Exercise details
Collect each line of the entries that holds the string "this".

Dataset entries
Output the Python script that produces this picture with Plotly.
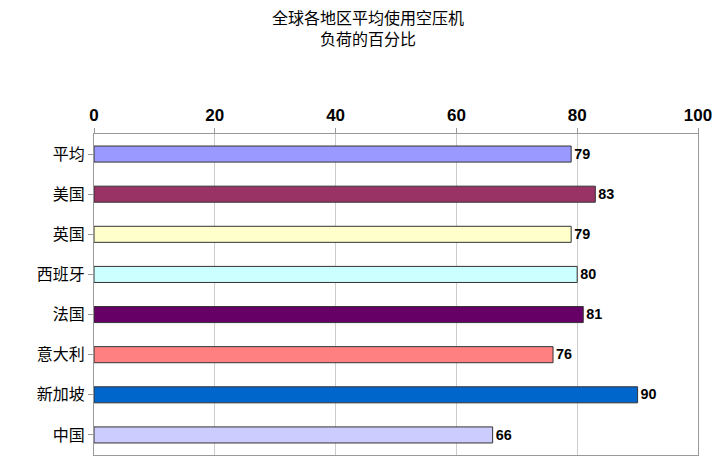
import plotly.graph_objects as go

categories = ["平均", "美国", "英国", "西班牙", "法国", "意大利", "新加坡", "中国"]
values = [79, 83, 79, 80, 81, 76, 90, 66]
colors = ["#9999FF", "#993366", "#FFFFCC", "#CCFFFF", "#660066", "#FF8080", "#0066CC", "#CCCCFF"]

fig = go.Figure(go.Bar(
    y=categories, x=values, orientation="h",
    marker=dict(color=colors, line=dict(color="#333333", width=1)),
    text=["<b>%d</b>" % v for v in values], textposition="outside",
    textfont=dict(family="Liberation Sans", size=17, color="black"),
    cliponaxis=False, width=0.4,
))
fig.update_layout(
    width=720, height=463,
    margin=dict(l=86, r=30, t=126, b=16),
    paper_bgcolor="white", plot_bgcolor="white",
    title=dict(text="全球各地区平均使用空压机<br>负荷的百分比", x=0.5, xanchor="center", y=0.965, yanchor="top",
               font=dict(family="Noto Sans CJK SC", size=16, color="black")),
    showlegend=False,
    xaxis=dict(range=[0, 100], side="top", dtick=20, showgrid=True, gridcolor="#CCCCCC",
               tickfont=dict(family="Liberation Sans", size=17, color="black", weight="bold"),
               showline=True, linecolor="#999999", mirror=True, zeroline=False, automargin=False,
               ticks="outside", ticklen=5, tickcolor="#999999"),
    yaxis=dict(autorange="reversed", tickfont=dict(family="Noto Sans CJK SC", size=16, color="black"),
               showline=True, linecolor="#999999", mirror=True, automargin=False,
               ticks="outside", ticklen=5, tickcolor="#999999"),
)
fig.write_html("out.html")
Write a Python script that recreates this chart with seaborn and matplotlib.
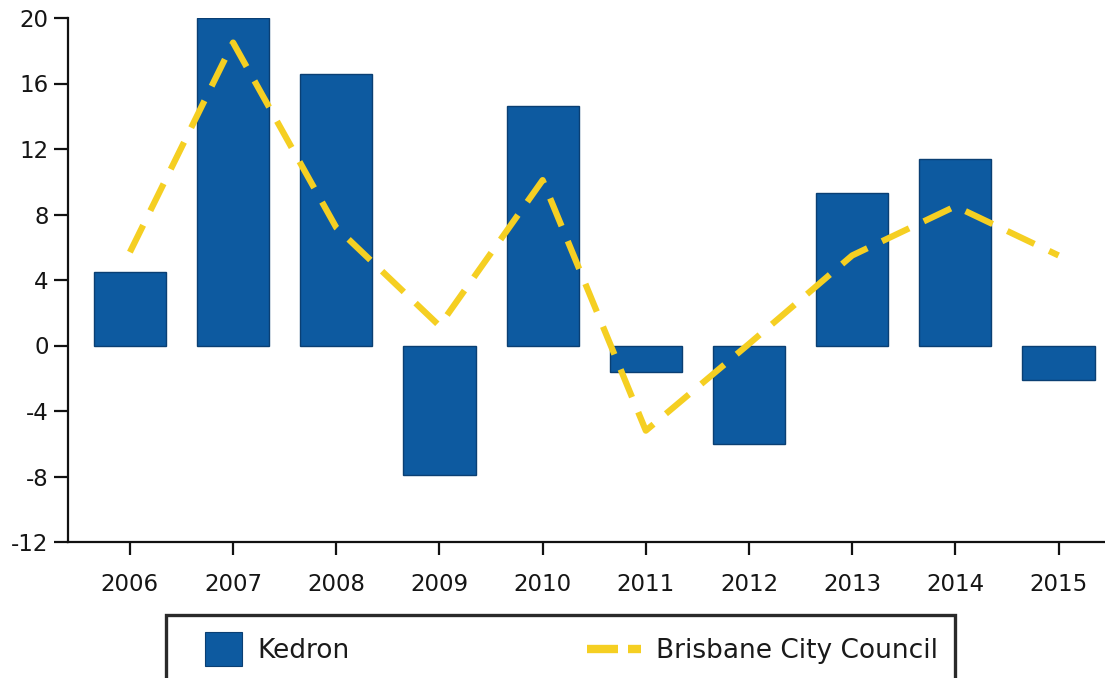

Task response
Output the Python script that produces this picture with Plotly.
Write a Python script that recreates this chart with seaborn and matplotlib.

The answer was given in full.